Temel işlevi toksinleri uzaklaştırmak ve gıda besinleri işlemek olan karaciğer, vücudun en büyük iç organı ve 6 ayda bir olmak üzere kendini yenileme özelliğine sahip olan organ olarak bilinmektedir. Karaciğer yağlanmasının toplumda görülme sıklığı kesin olmamakla birlikte her 10 insandan birinde görüldüğü düşünülmektedir. Halk arasında sarılık ya da hepatit olarak adlandırılan durum, karaciğer iltihaplanması, karaciğer yağlanmasına bağlı görülmektedir. Karaciğer yağlanması hiperlipidemi yani yüksek kolesterol seviyelerinde, buna bağlı insülin direnci durumunda ve obezite hastalarında sık görülmektedir.
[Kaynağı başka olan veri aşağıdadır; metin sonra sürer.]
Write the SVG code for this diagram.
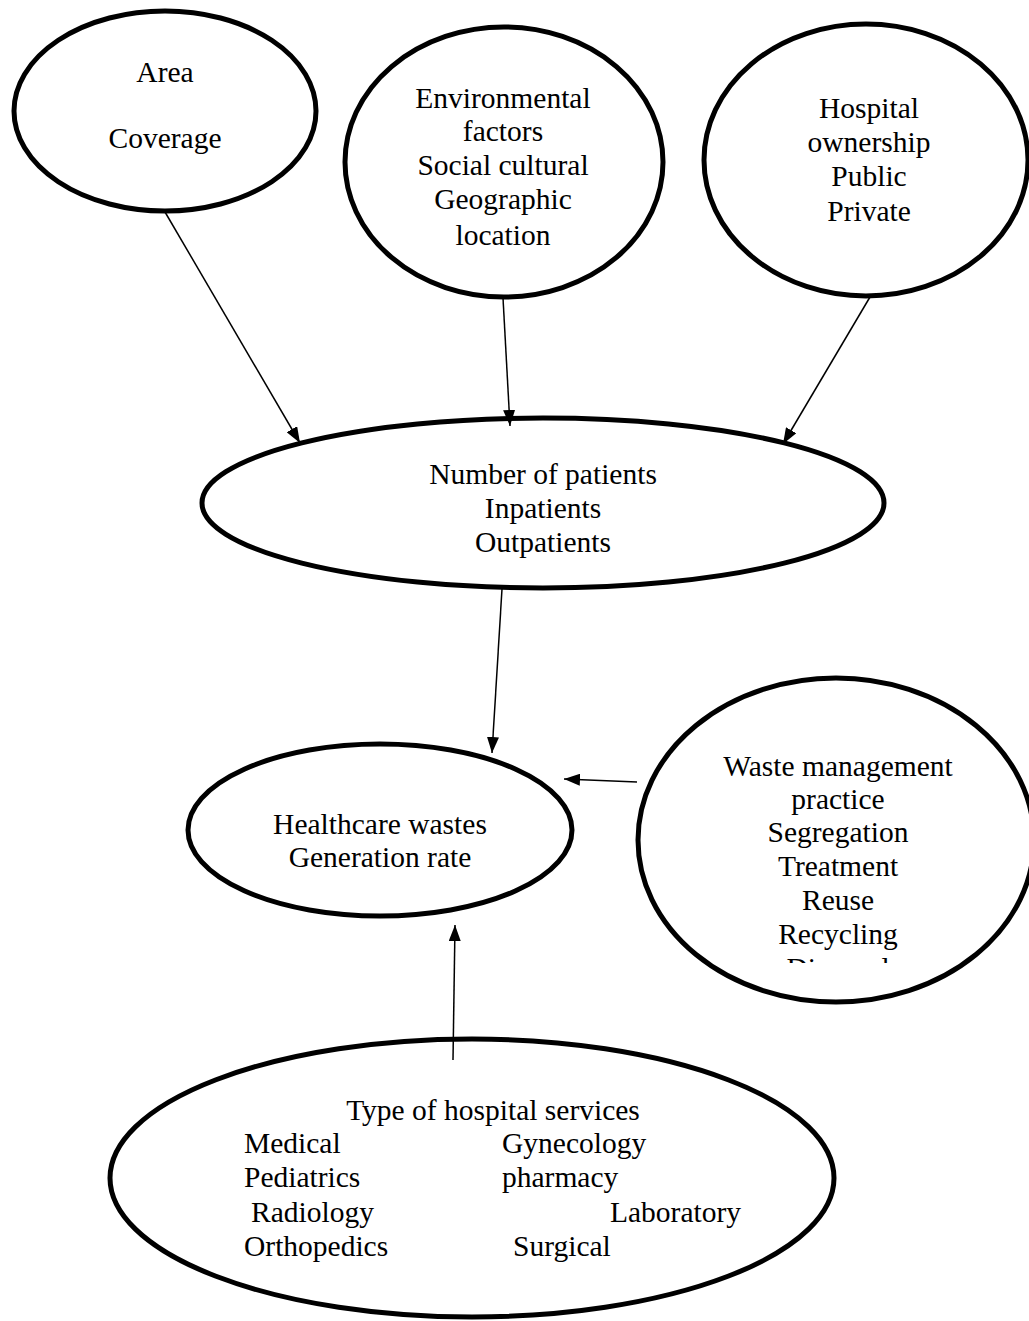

Bel çevresinin yağlanması başta hayati öneme sahip organlardan kalp olmak üzere karaciğeri de olumsuz etkilemektedir. Sinsice ilerleyen karaciğer iltihaplanması çoğu zaman belirti vermemektedir. Bazı ilaçlar ve toksinler karaciğer yağlanmasına neden olabilmektedir. Bundan dolayı hekim gözetimi ve onayı olmadan ilaç alınmamalıdır. Nadiren, yorgunluk, halsizlik hissi ve sağ üst karın bölgesinde belirsiz bir rahatsızlık olan kişilerde alkolsüz yağlı karaciğer tablosu görülmektedir.
Karaciğer yağlanması durumunda karaciğer normal rutininde çalışır ve herhangi bir belirti görülmemektedir. Ancak karaciğer yağlanması karaciğer yetmezliği ve karaciğer kanserine kadar ilerleyebilmektedir. Karaciğer yağlanması belirtileri şu şekilde sıralanabilir;
Karaciğer yağlanmasının en ciddi komplikasyonu karaciğer sirozu olarak bilinmektedir. Erken dönemde tedavi gerektiren karaciğer yağlanması, zaman içerisinde ilerleyerek yaş ve diyabet faktörüne bağlı siroz geliştirme olasılığını artırmaktadır. Karaciğer yağlanması sıklıkla metabolik sendrom ile seyretmektedir. Metabolik sendrom da kalp hastalığı, kalp krizi için yüksek risk barındırmaktadır. Bu rahatsızlıkta uzman hekim desteği ile kilo verme; obezite, insülin direnci ve hiperlipidemi gibi durumların kontrol altına alınması ile iyileşme sağlanabilmektedir. Karaciğer yağlanması için Akdeniz tipi beslenme şekli önerilmektedir. Taze meyve, sebze, balık, tahıl ve sağlıklı yağ tüketimini ön plana çıkaran Akdeniz tipi beslenme biçimi karaciğer yağlanması riskini azaltarak vücudun ihtiyaç duyduğu zengin protein, vitamin ve minerallerin bazı belirli besinler üzerinden karşılanmasını sağlamaktadır. Beslenme biçimi değişikliği ve düzenli olarak yapılacak egzersizler ile karaciğer yağlanması riskini azaltmak ve korunmak mümkün olabilmektedir.